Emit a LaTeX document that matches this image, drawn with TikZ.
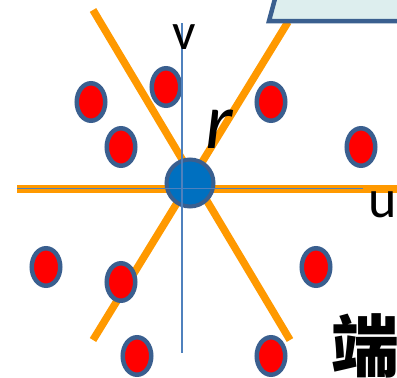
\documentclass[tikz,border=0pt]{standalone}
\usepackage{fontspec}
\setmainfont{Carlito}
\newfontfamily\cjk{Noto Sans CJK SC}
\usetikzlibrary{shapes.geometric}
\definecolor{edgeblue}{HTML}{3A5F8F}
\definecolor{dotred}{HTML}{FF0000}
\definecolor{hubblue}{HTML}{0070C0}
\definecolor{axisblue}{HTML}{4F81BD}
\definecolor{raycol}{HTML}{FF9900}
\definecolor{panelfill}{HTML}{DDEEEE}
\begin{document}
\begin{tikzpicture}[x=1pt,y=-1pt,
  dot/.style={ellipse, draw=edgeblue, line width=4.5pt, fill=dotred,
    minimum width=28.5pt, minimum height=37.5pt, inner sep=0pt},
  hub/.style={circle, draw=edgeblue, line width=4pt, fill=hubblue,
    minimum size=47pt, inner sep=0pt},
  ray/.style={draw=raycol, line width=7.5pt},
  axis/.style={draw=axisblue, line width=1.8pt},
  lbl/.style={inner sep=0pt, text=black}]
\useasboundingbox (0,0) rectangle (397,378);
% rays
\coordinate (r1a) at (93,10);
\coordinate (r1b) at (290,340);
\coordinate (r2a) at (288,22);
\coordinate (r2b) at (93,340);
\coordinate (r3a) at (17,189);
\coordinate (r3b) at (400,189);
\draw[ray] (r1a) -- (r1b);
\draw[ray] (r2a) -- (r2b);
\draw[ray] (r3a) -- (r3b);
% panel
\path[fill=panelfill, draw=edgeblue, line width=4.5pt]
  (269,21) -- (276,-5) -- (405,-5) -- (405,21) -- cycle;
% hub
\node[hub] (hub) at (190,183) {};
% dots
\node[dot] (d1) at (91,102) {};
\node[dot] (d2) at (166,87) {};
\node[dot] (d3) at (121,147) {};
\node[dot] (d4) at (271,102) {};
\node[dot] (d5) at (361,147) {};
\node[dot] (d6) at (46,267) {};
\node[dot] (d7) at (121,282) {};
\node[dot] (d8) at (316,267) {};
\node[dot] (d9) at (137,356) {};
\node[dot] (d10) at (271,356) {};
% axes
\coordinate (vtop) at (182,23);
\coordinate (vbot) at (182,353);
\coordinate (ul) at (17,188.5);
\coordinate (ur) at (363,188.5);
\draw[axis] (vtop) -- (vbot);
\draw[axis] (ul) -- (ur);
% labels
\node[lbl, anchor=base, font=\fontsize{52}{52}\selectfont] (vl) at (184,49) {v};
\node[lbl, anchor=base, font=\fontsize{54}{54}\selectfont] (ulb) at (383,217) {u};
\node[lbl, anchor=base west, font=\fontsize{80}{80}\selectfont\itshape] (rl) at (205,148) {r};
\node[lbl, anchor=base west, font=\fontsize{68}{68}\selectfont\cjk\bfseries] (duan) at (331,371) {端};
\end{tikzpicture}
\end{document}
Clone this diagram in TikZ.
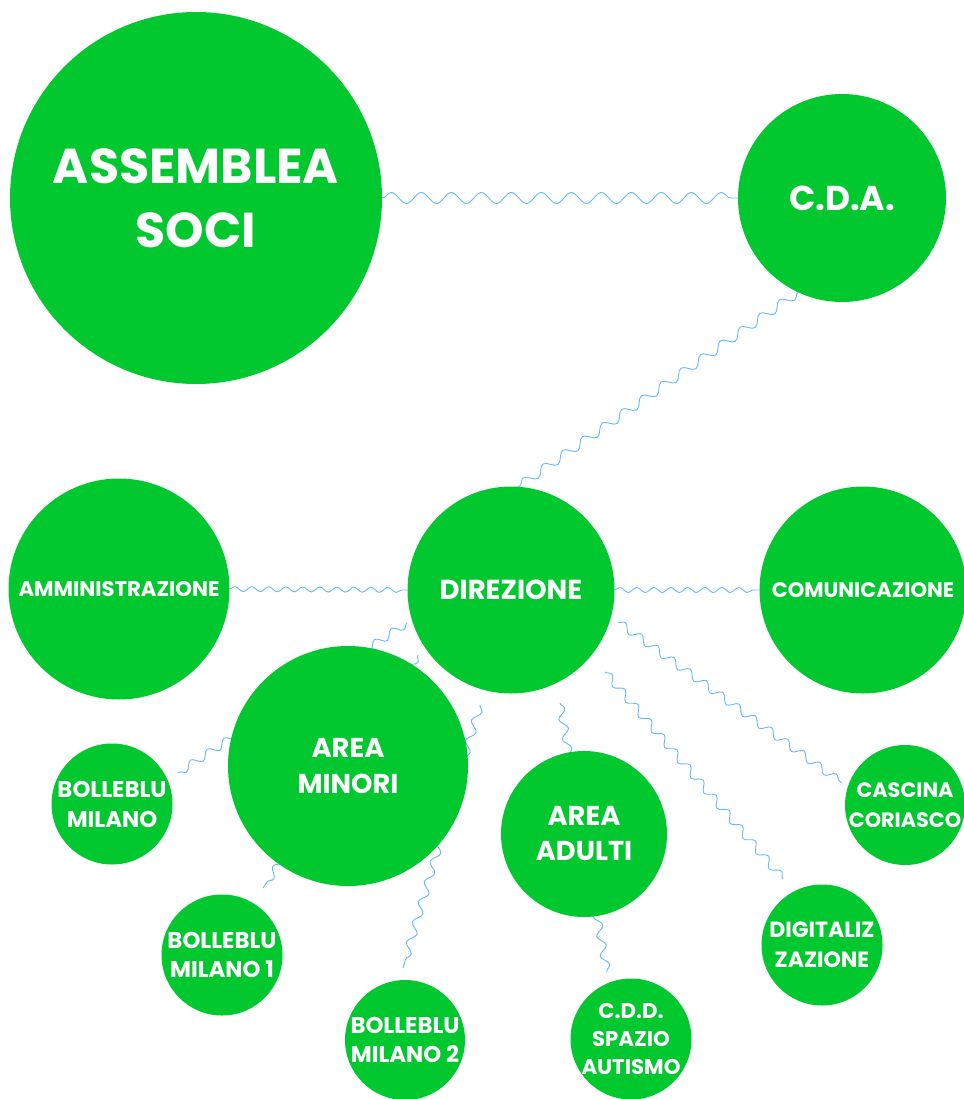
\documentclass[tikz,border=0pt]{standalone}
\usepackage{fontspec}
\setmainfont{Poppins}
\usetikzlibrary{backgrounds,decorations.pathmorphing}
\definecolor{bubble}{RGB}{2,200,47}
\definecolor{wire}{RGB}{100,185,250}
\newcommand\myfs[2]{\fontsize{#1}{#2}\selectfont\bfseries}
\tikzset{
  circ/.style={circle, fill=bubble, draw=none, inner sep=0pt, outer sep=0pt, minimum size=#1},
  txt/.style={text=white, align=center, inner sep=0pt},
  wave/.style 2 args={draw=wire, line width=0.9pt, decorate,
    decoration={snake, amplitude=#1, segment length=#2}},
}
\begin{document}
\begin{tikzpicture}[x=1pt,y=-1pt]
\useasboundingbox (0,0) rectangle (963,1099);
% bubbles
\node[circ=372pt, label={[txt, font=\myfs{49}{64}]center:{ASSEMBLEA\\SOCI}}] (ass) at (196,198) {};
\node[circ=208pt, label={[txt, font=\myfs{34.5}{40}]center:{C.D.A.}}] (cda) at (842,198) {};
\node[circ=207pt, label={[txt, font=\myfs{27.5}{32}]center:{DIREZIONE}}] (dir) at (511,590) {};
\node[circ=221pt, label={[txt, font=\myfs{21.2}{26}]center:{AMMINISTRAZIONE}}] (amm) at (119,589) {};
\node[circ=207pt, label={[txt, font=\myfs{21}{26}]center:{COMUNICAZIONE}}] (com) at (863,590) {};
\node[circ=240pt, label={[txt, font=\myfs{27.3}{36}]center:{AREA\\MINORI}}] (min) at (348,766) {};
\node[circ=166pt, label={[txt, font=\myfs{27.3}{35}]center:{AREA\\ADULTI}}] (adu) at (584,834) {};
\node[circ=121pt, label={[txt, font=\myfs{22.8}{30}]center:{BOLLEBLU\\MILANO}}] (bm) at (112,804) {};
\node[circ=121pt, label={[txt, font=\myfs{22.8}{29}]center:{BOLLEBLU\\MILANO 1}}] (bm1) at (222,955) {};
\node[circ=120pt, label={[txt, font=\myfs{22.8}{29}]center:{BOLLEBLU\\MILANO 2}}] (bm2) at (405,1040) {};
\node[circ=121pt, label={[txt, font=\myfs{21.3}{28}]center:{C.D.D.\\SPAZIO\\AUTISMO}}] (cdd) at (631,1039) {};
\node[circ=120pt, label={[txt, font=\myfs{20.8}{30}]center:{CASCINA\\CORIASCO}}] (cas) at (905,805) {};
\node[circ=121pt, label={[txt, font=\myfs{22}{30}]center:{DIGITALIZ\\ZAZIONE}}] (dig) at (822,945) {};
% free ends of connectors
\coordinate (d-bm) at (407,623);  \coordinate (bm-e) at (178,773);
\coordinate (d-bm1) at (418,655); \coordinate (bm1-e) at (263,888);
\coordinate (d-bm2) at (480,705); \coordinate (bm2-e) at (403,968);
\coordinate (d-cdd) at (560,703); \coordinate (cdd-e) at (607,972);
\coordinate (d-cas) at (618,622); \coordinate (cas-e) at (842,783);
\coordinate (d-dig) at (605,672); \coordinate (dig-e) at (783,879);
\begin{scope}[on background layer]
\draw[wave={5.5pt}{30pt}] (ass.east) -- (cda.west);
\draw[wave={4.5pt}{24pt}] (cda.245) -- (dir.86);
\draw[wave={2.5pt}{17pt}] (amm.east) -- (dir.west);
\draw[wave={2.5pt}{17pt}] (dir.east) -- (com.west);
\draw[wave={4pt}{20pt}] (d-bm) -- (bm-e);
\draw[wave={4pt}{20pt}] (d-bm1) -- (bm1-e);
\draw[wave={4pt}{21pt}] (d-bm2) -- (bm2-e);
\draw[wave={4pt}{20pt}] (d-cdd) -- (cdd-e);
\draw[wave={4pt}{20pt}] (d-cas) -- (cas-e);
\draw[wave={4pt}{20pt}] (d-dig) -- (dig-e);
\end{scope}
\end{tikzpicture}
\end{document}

___

Pictures are excluded; output everything else in the data verbatim.

• _ANSWER TO THIS TASK_:
Emit a LaTeX document that matches this image, drawn with TikZ.
\documentclass[tikz,border=0pt]{standalone}
\usepackage{fontspec}
\setmainfont{Carlito}
\newfontfamily\cjk{Noto Sans CJK SC}
\usetikzlibrary{shapes.geometric}
\definecolor{edgeblue}{HTML}{3A5F8F}
\definecolor{dotred}{HTML}{FF0000}
\definecolor{hubblue}{HTML}{0070C0}
\definecolor{axisblue}{HTML}{4F81BD}
\definecolor{raycol}{HTML}{FF9900}
\definecolor{panelfill}{HTML}{DDEEEE}
\begin{document}
\begin{tikzpicture}[x=1pt,y=-1pt,
  dot/.style={ellipse, draw=edgeblue, line width=4.5pt, fill=dotred,
    minimum width=28.5pt, minimum height=37.5pt, inner sep=0pt},
  hub/.style={circle, draw=edgeblue, line width=4pt, fill=hubblue,
    minimum size=47pt, inner sep=0pt},
  ray/.style={draw=raycol, line width=7.5pt},
  axis/.style={draw=axisblue, line width=1.8pt},
  lbl/.style={inner sep=0pt, text=black}]
\useasboundingbox (0,0) rectangle (397,378);
% rays
\coordinate (r1a) at (93,10);
\coordinate (r1b) at (290,340);
\coordinate (r2a) at (288,22);
\coordinate (r2b) at (93,340);
\coordinate (r3a) at (17,189);
\coordinate (r3b) at (400,189);
\draw[ray] (r1a) -- (r1b);
\draw[ray] (r2a) -- (r2b);
\draw[ray] (r3a) -- (r3b);
% panel
\path[fill=panelfill, draw=edgeblue, line width=4.5pt]
  (269,21) -- (276,-5) -- (405,-5) -- (405,21) -- cycle;
% hub
\node[hub] (hub) at (190,183) {};
% dots
\node[dot] (d1) at (91,102) {};
\node[dot] (d2) at (166,87) {};
\node[dot] (d3) at (121,147) {};
\node[dot] (d4) at (271,102) {};
\node[dot] (d5) at (361,147) {};
\node[dot] (d6) at (46,267) {};
\node[dot] (d7) at (121,282) {};
\node[dot] (d8) at (316,267) {};
\node[dot] (d9) at (137,356) {};
\node[dot] (d10) at (271,356) {};
% axes
\coordinate (vtop) at (182,23);
\coordinate (vbot) at (182,353);
\coordinate (ul) at (17,188.5);
\coordinate (ur) at (363,188.5);
\draw[axis] (vtop) -- (vbot);
\draw[axis] (ul) -- (ur);
% labels
\node[lbl, anchor=base, font=\fontsize{52}{52}\selectfont] (vl) at (184,49) {v};
\node[lbl, anchor=base, font=\fontsize{54}{54}\selectfont] (ulb) at (383,217) {u};
\node[lbl, anchor=base west, font=\fontsize{80}{80}\selectfont\itshape] (rl) at (205,148) {r};
\node[lbl, anchor=base west, font=\fontsize{68}{68}\selectfont\cjk\bfseries] (duan) at (331,371) {端};
\end{tikzpicture}
\end{document}
Clone this diagram in TikZ.
\documentclass[tikz,border=0pt]{standalone}
\usepackage{fontspec}
\setmainfont{Poppins}
\usetikzlibrary{backgrounds,decorations.pathmorphing}
\definecolor{bubble}{RGB}{2,200,47}
\definecolor{wire}{RGB}{100,185,250}
\newcommand\myfs[2]{\fontsize{#1}{#2}\selectfont\bfseries}
\tikzset{
  circ/.style={circle, fill=bubble, draw=none, inner sep=0pt, outer sep=0pt, minimum size=#1},
  txt/.style={text=white, align=center, inner sep=0pt},
  wave/.style 2 args={draw=wire, line width=0.9pt, decorate,
    decoration={snake, amplitude=#1, segment length=#2}},
}
\begin{document}
\begin{tikzpicture}[x=1pt,y=-1pt]
\useasboundingbox (0,0) rectangle (963,1099);
% bubbles
\node[circ=372pt, label={[txt, font=\myfs{49}{64}]center:{ASSEMBLEA\\SOCI}}] (ass) at (196,198) {};
\node[circ=208pt, label={[txt, font=\myfs{34.5}{40}]center:{C.D.A.}}] (cda) at (842,198) {};
\node[circ=207pt, label={[txt, font=\myfs{27.5}{32}]center:{DIREZIONE}}] (dir) at (511,590) {};
\node[circ=221pt, label={[txt, font=\myfs{21.2}{26}]center:{AMMINISTRAZIONE}}] (amm) at (119,589) {};
\node[circ=207pt, label={[txt, font=\myfs{21}{26}]center:{COMUNICAZIONE}}] (com) at (863,590) {};
\node[circ=240pt, label={[txt, font=\myfs{27.3}{36}]center:{AREA\\MINORI}}] (min) at (348,766) {};
\node[circ=166pt, label={[txt, font=\myfs{27.3}{35}]center:{AREA\\ADULTI}}] (adu) at (584,834) {};
\node[circ=121pt, label={[txt, font=\myfs{22.8}{30}]center:{BOLLEBLU\\MILANO}}] (bm) at (112,804) {};
\node[circ=121pt, label={[txt, font=\myfs{22.8}{29}]center:{BOLLEBLU\\MILANO 1}}] (bm1) at (222,955) {};
\node[circ=120pt, label={[txt, font=\myfs{22.8}{29}]center:{BOLLEBLU\\MILANO 2}}] (bm2) at (405,1040) {};
\node[circ=121pt, label={[txt, font=\myfs{21.3}{28}]center:{C.D.D.\\SPAZIO\\AUTISMO}}] (cdd) at (631,1039) {};
\node[circ=120pt, label={[txt, font=\myfs{20.8}{30}]center:{CASCINA\\CORIASCO}}] (cas) at (905,805) {};
\node[circ=121pt, label={[txt, font=\myfs{22}{30}]center:{DIGITALIZ\\ZAZIONE}}] (dig) at (822,945) {};
% free ends of connectors
\coordinate (d-bm) at (407,623);  \coordinate (bm-e) at (178,773);
\coordinate (d-bm1) at (418,655); \coordinate (bm1-e) at (263,888);
\coordinate (d-bm2) at (480,705); \coordinate (bm2-e) at (403,968);
\coordinate (d-cdd) at (560,703); \coordinate (cdd-e) at (607,972);
\coordinate (d-cas) at (618,622); \coordinate (cas-e) at (842,783);
\coordinate (d-dig) at (605,672); \coordinate (dig-e) at (783,879);
\begin{scope}[on background layer]
\draw[wave={5.5pt}{30pt}] (ass.east) -- (cda.west);
\draw[wave={4.5pt}{24pt}] (cda.245) -- (dir.86);
\draw[wave={2.5pt}{17pt}] (amm.east) -- (dir.west);
\draw[wave={2.5pt}{17pt}] (dir.east) -- (com.west);
\draw[wave={4pt}{20pt}] (d-bm) -- (bm-e);
\draw[wave={4pt}{20pt}] (d-bm1) -- (bm1-e);
\draw[wave={4pt}{21pt}] (d-bm2) -- (bm2-e);
\draw[wave={4pt}{20pt}] (d-cdd) -- (cdd-e);
\draw[wave={4pt}{20pt}] (d-cas) -- (cas-e);
\draw[wave={4pt}{20pt}] (d-dig) -- (dig-e);
\end{scope}
\end{tikzpicture}
\end{document}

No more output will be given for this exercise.